Exercise 1: Copy the source code from Arrays and Pointer Math into your editor. Build and run.

Exercise 2: Modify your source code from Exercise 1 so that the address of each element in the array is displayed along with its value.

In the output of Exercise 2, you should see that each address is separated by 4 bytes (assuming that the size of an int is 4 bytes on your machine). In fact, the addresses probably all end in the hex digits 0, 4, 8, and C.

Exercise 3: Complete the conversion of Arrays and Pointer Math, and what you began in Exercise 2, by having the second for loop display the array’s values using the peeker side of pointer variable pn.

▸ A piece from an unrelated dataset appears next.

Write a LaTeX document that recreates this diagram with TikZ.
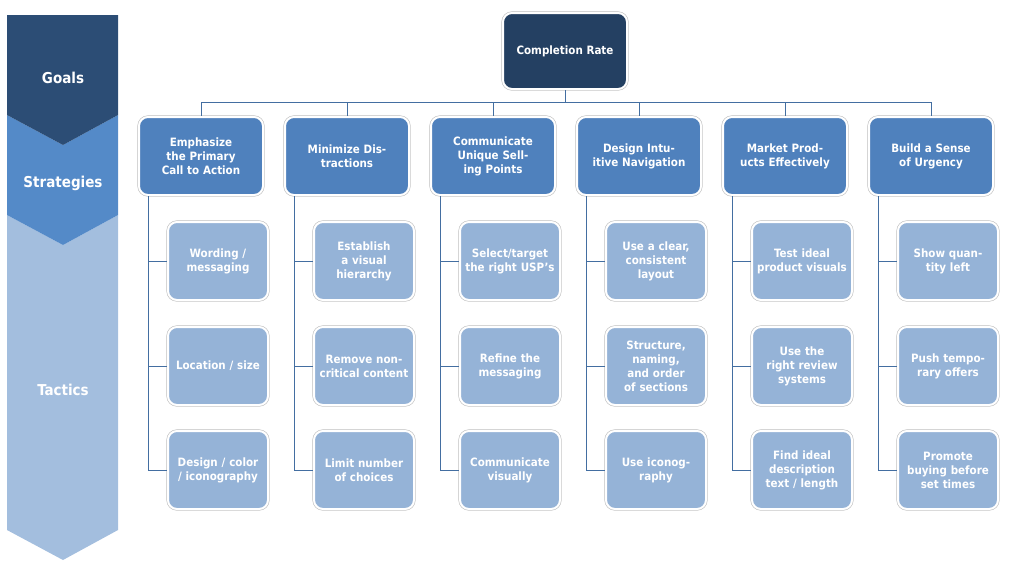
\documentclass[tikz,border=0pt]{standalone}
\usepackage{fontspec}
\setmainfont{DejaVu Sans Condensed}
\begin{document}
\begin{tikzpicture}[x=1pt,y=-1pt,
 box/.style={rounded corners=9pt,draw=white,line width=2pt,align=center,text=white,font=\bfseries\fontsize{11.5}{14}\selectfont,
   preaction={draw=black!25,line width=3.2pt,rounded corners=9pt}},
 goal/.style={box,fill=goalc,minimum width=124pt,minimum height=76pt},
 strat/.style={box,fill=stratc,minimum width=124pt,minimum height=78pt,text width=110pt},
 tact/.style={box,fill=tactc,minimum width=100pt,minimum height=78pt,text width=90pt},
 conn/.style={draw=stratc!85!black,line width=1pt},
 band/.style={font=\bfseries\fontsize{15}{18}\selectfont,text=white}]
\definecolor{goalc}{RGB}{36,64,98}
\definecolor{stratc}{RGB}{79,129,189}
\definecolor{tactc}{RGB}{149,179,215}
\definecolor{bandg}{RGB}{44,77,117}
\definecolor{bands}{RGB}{84,138,200}
\definecolor{bandt}{RGB}{163,190,222}
\useasboundingbox (0,0) rectangle (1034,566);
% banner
\fill[bandt] (7,215) -- (63,245) -- (118,215) -- (118,530) -- (63,560) -- (7,530) -- cycle;
\fill[bands] (7,115) -- (63,145) -- (118,115) -- (118,215) -- (63,245) -- (7,215) -- cycle;
\fill[bandg] (7,15) -- (118,15) -- (118,115) -- (63,145) -- (7,115) -- cycle;
\node[band] (lg) at (63,78) {Goals};
\node[band] (ls) at (63,183) {Strategies};
\node[band] (lt) at (63,390) {Tactics};
% goal
\node[goal] (g) at (565,51) {Completion Rate};
\coordinate (bus) at (565,102);
\foreach \i/\x/\t in {1/201/{Emphasize the Primary Call to Action},2/347/{Minimize Distractions},3/493/{Communicate Unique Selling Points},4/639/{Design Intuitive Navigation},5/785/{Market Products Effectively},6/931/{Build a Sense of Urgency}}{
  \node[strat] (s\i) at (\x,156) {\t};
  \coordinate (b\i) at (\x,102);
}
\draw[conn] (g.south) -- (bus);
\draw[conn] (b1) -- (b6);
\foreach \i in {1,...,6}{\draw[conn] (b\i) -- (s\i.north);}
\def\row#1#2#3#4{%
 \node[tact] (t#1a) at (#2+218-201,261) {#3};}
\foreach \i/\x/\ta/\tb/\tc in {
 1/201/{Wording / messaging}/{Location / size}/{Design / color / iconography},
 2/347/{Establish a visual hierarchy}/{Remove non-critical content}/{Limit number of choices},
 3/493/{Select/target the right USP's}/{Refine the messaging}/{Communicate visually},
 4/639/{Use a clear, consistent layout}/{Structure, naming, and order of sections}/{Use iconography},
 5/785/{Test ideal product visuals}/{Use the right review systems}/{Find ideal description text / length},
 6/931/{Show quantity left}/{Push temporary offers}/{Promote buying before set times}}{
  \node[tact] (t\i a) at (\x+17,261) {\ta};
  \node[tact] (t\i b) at (\x+17,366) {\tb};
  \node[tact] (t\i c) at (\x+17,470) {\tc};
  \coordinate (sp\i) at (\x-53,196);
  \coordinate (se\i) at (\x-53,470);
  \draw[conn] (sp\i) -- (se\i) -- (t\i c.west);
  \draw[conn] (t\i a.west) -- (t\i a.west -| sp\i);
  \draw[conn] (t\i b.west) -- (t\i b.west -| sp\i);
}
\end{tikzpicture}
\end{document}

Exercise 4: Create a new project that fills a char array by using pointers similar to the ones shown in Arrays and Pointer Math. Set the char array’s size to 27 so that it can hold 26 letters. Fill the array with the letters ‘A’ through ‘Z’ by using pointer notation. Display the results by using pointer notation.

Here’s a big hint:

*pn=x+'A';

SOLUTION TO EXERCISE 4

#include <stdio.h>
int main()
{
 char alphabet[27];
 int x;
 char *pa;
 pa = alphabet; /* initialize pointer */
/* Fill array */
 for(x=0;x<26;x++)
 {
 *pa=x+'A';
 pa++;
 }
 pa = alphabet;
/* Display array */
 for(x=0;x<26;x++)
 {
 putchar(*pa);
 pa++;
 }
 putchar('n');
 return(0);
}

The source code in Solution to Exercise 4 should be rather lucid, performing each task one step at a time. But keep in mind that many C programmers like to combine statements, and such combinations happen frequently with pointers.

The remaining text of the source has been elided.